I included Ella in the process this morning and then got started on my work. An hour passed without feeling like even a minute had gone by, when I raised my head out of it again I realised I'd hand written four pages without stopping. Such is the way I write when I really need to, it's so much more constructive too when it comes to me like that.

Anyway, I started back on the computer for a brief moment before Ella's name popped into my head again. It wasn't "her", as such, not like old times - certainly no dialogue was exchanged - but I felt the need to talk to someone about it so I gave one of my intuitive friends a call.

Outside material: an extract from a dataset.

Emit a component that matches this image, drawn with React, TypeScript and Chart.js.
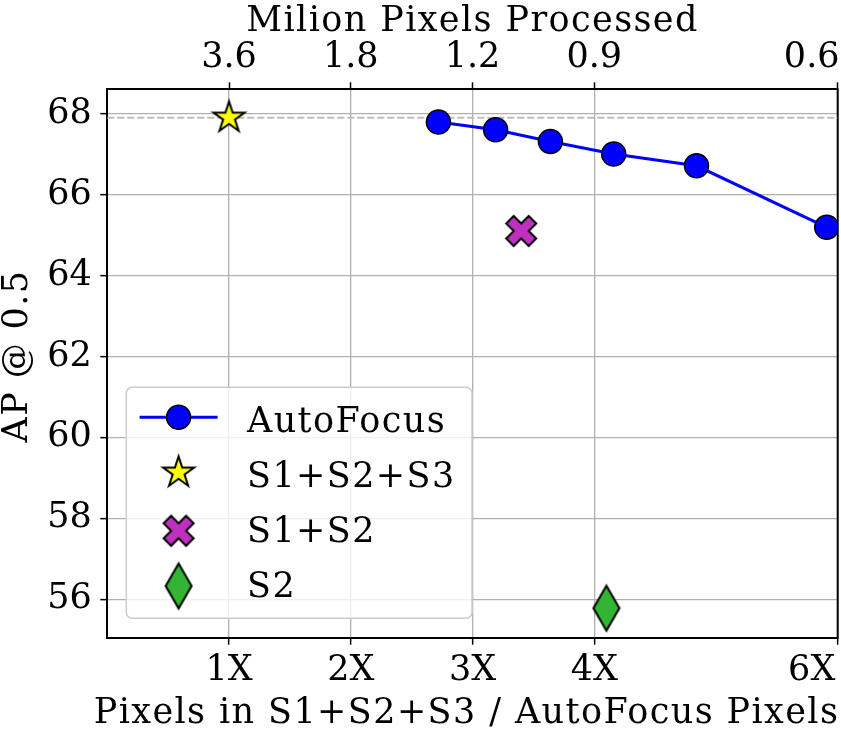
import React, { useEffect, useRef } from "react";
import { Chart, registerables } from "chart.js";

Chart.register(...registerables);

// ---- data ----
const autoFocusX = [2.72, 3.19, 3.64, 4.16, 4.84, 5.91];
const autoFocusY = [67.79, 67.6, 67.31, 67.0, 66.71, 65.19];
const s123X = [1.0];
const s123Y = [67.9];
const s12X = [3.4];
const s12Y = [65.1];
const s2X = [4.1];
const s2Y = [55.78];
const refLineX = [0, 6];
const refLineY = [67.9, 67.9];

const xTickValues = [1, 2, 3, 4, 6];
const xTickLabels = ["1X", "2X", "3X", "4X", "6X"];
const topTickLabels = ["3.6", "1.8", "1.2", "0.9", "0.6"];
const yTickValues = [56, 58, 60, 62, 64, 66, 68];

const legendLabels = ["AutoFocus", "S1+S2+S3", "S1+S2", "S2"];
const xTitle = "Pixels in S1+S2+S3 / AutoFocus Pixels";
const topTitle = "Milion Pixels Processed";
const yTitle = "AP @ 0.5";

const FONT = "'DejaVu Serif', serif";
const FS = 35;
const SPACING = "1.4px";

function mkCanvas(w: number, h: number) {
  const c = document.createElement("canvas");
  c.width = w;
  c.height = h;
  return c;
}

function makeStar(R: number) {
  const s = Math.ceil(2 * R + 6);
  const c = mkCanvas(s, s);
  const ctx = c.getContext("2d")!;
  ctx.translate(s / 2, s / 2);
  ctx.beginPath();
  for (let i = 0; i < 10; i++) {
    const a = -Math.PI / 2 + (i * Math.PI) / 5;
    const r = i % 2 === 0 ? R : R * 0.382;
    const px = r * Math.cos(a);
    const py = r * Math.sin(a);
    if (i === 0) ctx.moveTo(px, py);
    else ctx.lineTo(px, py);
  }
  ctx.closePath();
  ctx.fillStyle = "#ffff00";
  ctx.fill();
  ctx.lineWidth = 2;
  ctx.lineJoin = "miter";
  ctx.strokeStyle = "#000";
  ctx.stroke();
  return c;
}

function makeX(size: number) {
  const s = Math.ceil(size + 6);
  const c = mkCanvas(s, s);
  const ctx = c.getContext("2d")!;
  ctx.translate(s / 2, s / 2);
  const pts = [
    [-1, -2], [0, -1], [1, -2], [2, -1], [1, 0], [2, 1],
    [1, 2], [0, 1], [-1, 2], [-2, 1], [-1, 0], [-2, -1],
  ];
  ctx.beginPath();
  pts.forEach(([px, py], i) => {
    const X = (px / 4) * size;
    const Y = (py / 4) * size;
    if (i === 0) ctx.moveTo(X, Y);
    else ctx.lineTo(X, Y);
  });
  ctx.closePath();
  ctx.fillStyle = "#bf30bf";
  ctx.fill();
  ctx.lineWidth = 2;
  ctx.strokeStyle = "#000";
  ctx.stroke();
  return c;
}

function makeDiamond(h: number, w: number) {
  const cw = Math.ceil(w + 6);
  const ch = Math.ceil(h + 6);
  const c = mkCanvas(cw, ch);
  const ctx = c.getContext("2d")!;
  ctx.translate(cw / 2, ch / 2);
  ctx.beginPath();
  ctx.moveTo(0, -h / 2);
  ctx.lineTo(w / 2, 0);
  ctx.lineTo(0, h / 2);
  ctx.lineTo(-w / 2, 0);
  ctx.closePath();
  ctx.fillStyle = "#33b433";
  ctx.fill();
  ctx.lineWidth = 2;
  ctx.strokeStyle = "#000";
  ctx.stroke();
  return c;
}

export default function App() {
  const ref = useRef<HTMLCanvasElement | null>(null);

  useEffect(() => {
    document.body.style.margin = "0";
    const canvas = ref.current!;
    const star = makeStar(16.3);
    const xm = makeX(30);
    const dia = makeDiamond(45, 26);

    const toPts = (xs: number[], ys: number[]) => xs.map((x, i) => ({ x, y: ys[i] }));

    const framePlugin = {
      id: "frame",
      beforeDatasetsDraw(chart: any) {
        const { ctx, chartArea: a } = chart;
        ctx.save();
        ctx.strokeStyle = "#000";
        ctx.lineWidth = 2;
        ctx.beginPath();
        ctx.moveTo(a.right, a.top - 1);
        ctx.lineTo(a.right, a.bottom + 1);
        ctx.stroke();
        ctx.restore();
      },
      afterDraw(chart: any) {
        const { ctx, chartArea: a } = chart;
        const xs = chart.scales.x;
        ctx.save();
        ctx.fillStyle = "#000";
        ctx.font = `${FS}px ${FONT}`;
        ctx.textBaseline = "alphabetic";
        ctx.textAlign = "center";
        // x tick labels (bottom and top)
        xTickValues.forEach((v, i) => {
          let px = xs.getPixelForValue(v);
          if (i === xTickValues.length - 1) px = Math.min(px, a.right - 26);
          ctx.fillText(xTickLabels[i], px, a.bottom + 42.3);
          ctx.fillText(topTickLabels[i], px, a.top - 22.6);
        });

        // axis titles
        (ctx as any).letterSpacing = SPACING;
        ctx.fillText(topTitle, (a.left + a.right) / 2, 30.5);
        ctx.fillText(xTitle, (a.left + a.right) / 2 - 6, a.bottom + 85);
        ctx.save();
        ctx.translate(26.5, (a.top + a.bottom) / 2 - 7.5);
        ctx.rotate(-Math.PI / 2);
        ctx.fillText(yTitle, 0, 0);
        ctx.restore();

        // legend
        const bx = a.left + 19;
        const bh = 231;
        const by = a.bottom - 19.4 - bh;
        const bw = 345.7;
        const r = 6;
        ctx.beginPath();
        ctx.moveTo(bx + r, by);
        ctx.lineTo(bx + bw - r, by);
        ctx.arcTo(bx + bw, by, bx + bw, by + r, r);
        ctx.lineTo(bx + bw, by + bh - r);
        ctx.arcTo(bx + bw, by + bh, bx + bw - r, by + bh, r);
        ctx.lineTo(bx + r, by + bh);
        ctx.arcTo(bx, by + bh, bx, by + bh - r, r);
        ctx.lineTo(bx, by + r);
        ctx.arcTo(bx, by, bx + r, by, r);
        ctx.closePath();
        ctx.fillStyle = "rgba(255,255,255,0.8)";
        ctx.fill();
        ctx.strokeStyle = "#cccccc";
        ctx.lineWidth = 1.5;
        ctx.stroke();

        const handleRows = [30, 85.3, 143.5, 198.7];
        const textRows = [44.4, 99.4, 154.4, 209.4];
        const hx = bx + 52.3;
        const y0 = by + handleRows[0];
        ctx.strokeStyle = "#0000ff";
        ctx.lineWidth = 3;
        ctx.beginPath();
        ctx.moveTo(bx + 13.3, y0);
        ctx.lineTo(bx + 91.3, y0);
        ctx.stroke();
        ctx.beginPath();
        ctx.arc(hx, y0, 12, 0, Math.PI * 2);
        ctx.fillStyle = "#0000ff";
        ctx.fill();
        ctx.strokeStyle = "#000";
        ctx.lineWidth = 1.5;
        ctx.stroke();
        const imgs = [star, xm, dia];
        imgs.forEach((im, i) => {
          const yy = by + handleRows[i + 1];
          ctx.drawImage(im, hx - im.width / 2, yy - im.height / 2);
        });
        ctx.fillStyle = "#000";
        ctx.textAlign = "left";
        ctx.textBaseline = "alphabetic";
        legendLabels.forEach((t, i) => {
          ctx.fillText(t, bx + 120.7, by + textRows[i]);
        });
        ctx.restore();
      },
    };

    const chart = new Chart(canvas, {
      type: "scatter",
      data: {
        datasets: [
          {
            label: legendLabels[0],
            data: toPts(autoFocusX, autoFocusY),
            showLine: true,
            borderColor: "#0000ff",
            borderWidth: 3,
            pointStyle: "circle",
            pointRadius: 12,
            pointBackgroundColor: "#0000ff",
            pointBorderColor: "#000",
            pointBorderWidth: 1.5,
            clip: 0,
            order: 1,
          } as any,
          {
            label: legendLabels[1],
            data: toPts(s123X, s123Y),
            pointStyle: star,
            pointRadius: 16,
            order: 0,
          },
          {
            label: legendLabels[2],
            data: toPts(s12X, s12Y),
            pointStyle: xm,
            pointRadius: 16,
            order: 0,
          },
          {
            label: legendLabels[3],
            data: toPts(s2X, s2Y),
            pointStyle: dia,
            pointRadius: 16,
            order: 0,
          },
          {
            label: "ref",
            data: toPts(refLineX, refLineY),
            showLine: true,
            borderColor: "#bdbdbd",
            borderWidth: 2,
            borderDash: [7, 3],
            pointRadius: 0,
            order: 10,
          } as any,
        ],
      },
      options: {
        animation: false,
        responsive: false,
        maintainAspectRatio: false,
        events: [],
        layout: { autoPadding: false, padding: { left: 0, right: 3.3, top: 0, bottom: 0 } },
        plugins: { legend: { display: false }, tooltip: { enabled: false } },
        scales: {
          x: {
            type: "linear",
            position: "bottom",
            min: 0,
            max: 6,
            afterBuildTicks: (s: any) => {
              s.ticks = xTickValues.map((v) => ({ value: v }));
            },
            afterFit: (s: any) => {
              s.height = 95.3;
            },
            ticks: { display: false },
            grid: { color: "#b0b0b0", lineWidth: 1.3, tickColor: "#000", tickWidth: 1.5, tickLength: 7 },
            border: { color: "#000", width: 2 },
            title: { display: false },
          },
          x2: {
            type: "linear",
            position: "top",
            min: 0,
            max: 6,
            afterBuildTicks: (s: any) => {
              s.ticks = xTickValues.map((v) => ({ value: v }));
            },
            afterFit: (s: any) => {
              s.height = 89.3;
            },
            ticks: { display: false },
            grid: { drawOnChartArea: false, tickColor: "#000", tickWidth: 1.5, tickLength: 7 },
            border: { color: "#000", width: 2 },
            title: { display: false },
          },
          y: {
            type: "linear",
            min: 55.05,
            max: 68.6,
            afterBuildTicks: (s: any) => {
              s.ticks = yTickValues.map((v) => ({ value: v }));
            },
            afterFit: (s: any) => {
              s.width = 107.3;
            },
            ticks: { color: "#000", font: { family: FONT, size: FS }, padding: 8.5 },
            grid: { color: "#b0b0b0", lineWidth: 1.3, tickColor: "#000", tickWidth: 1.5, tickLength: 7 },
            border: { color: "#000", width: 2 },
            title: { display: false },
          },
        },
      },
      plugins: [framePlugin],
    } as any);

    return () => chart.destroy();
  }, []);

  return (
    <div style={{ width: 841, height: 733 }}>
      <canvas ref={ref} width={841} height={733} style={{ display: "block", width: 841, height: 733 }} />
    </div>
  );
}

What ensued was a "lightbulb moment" of a conversation. Just incredible. Once I had finished explaining that Ellanor seemed to be wanting to be included lately in my clearing and protection, my friend said, "Why ever would she not? She is a part of your family - yours, Steve's, Lolly's. You're her mother, you represent her connection to Mother Earth in this lifetime, of course she would come to you when she feels the need for some added protection." 

Hearing it in such simple, factual terms just made me crumble. I don't know why it took her to say it, after all, I have been struggling (it feels like) for so long to retain the title of "Ella's mum" to anybody who's still willing to hear me rant about it. And then, something so easy and flowing as a simple morning ritual is the thing to really bring it back into perspective for me.

Now I am clearer.

And the turtle connection? When I rang, my friend had been researching and meditating with Turtle, who had come to her first thing this morning. Her mother passed away (she too had experienced a neonatal loss some 60 years ago, back in a time when there was no such thing as expressing oneself on the largely accepting realm of the internet, or anything similar for that matter) and she was drawn to uncovering a bit more about Mother Earth and the mother connection today. My phone call came right in the middle of this work for her.

What I gleaned today is that Turtle, who lays her eggs in the sand, where they hatch and many not make it to the ocean as they fall prey to predators, never loses her threads of connection to all her babies.

And I blubbered. Hell yeah, I did when I heard that. Just beautiful.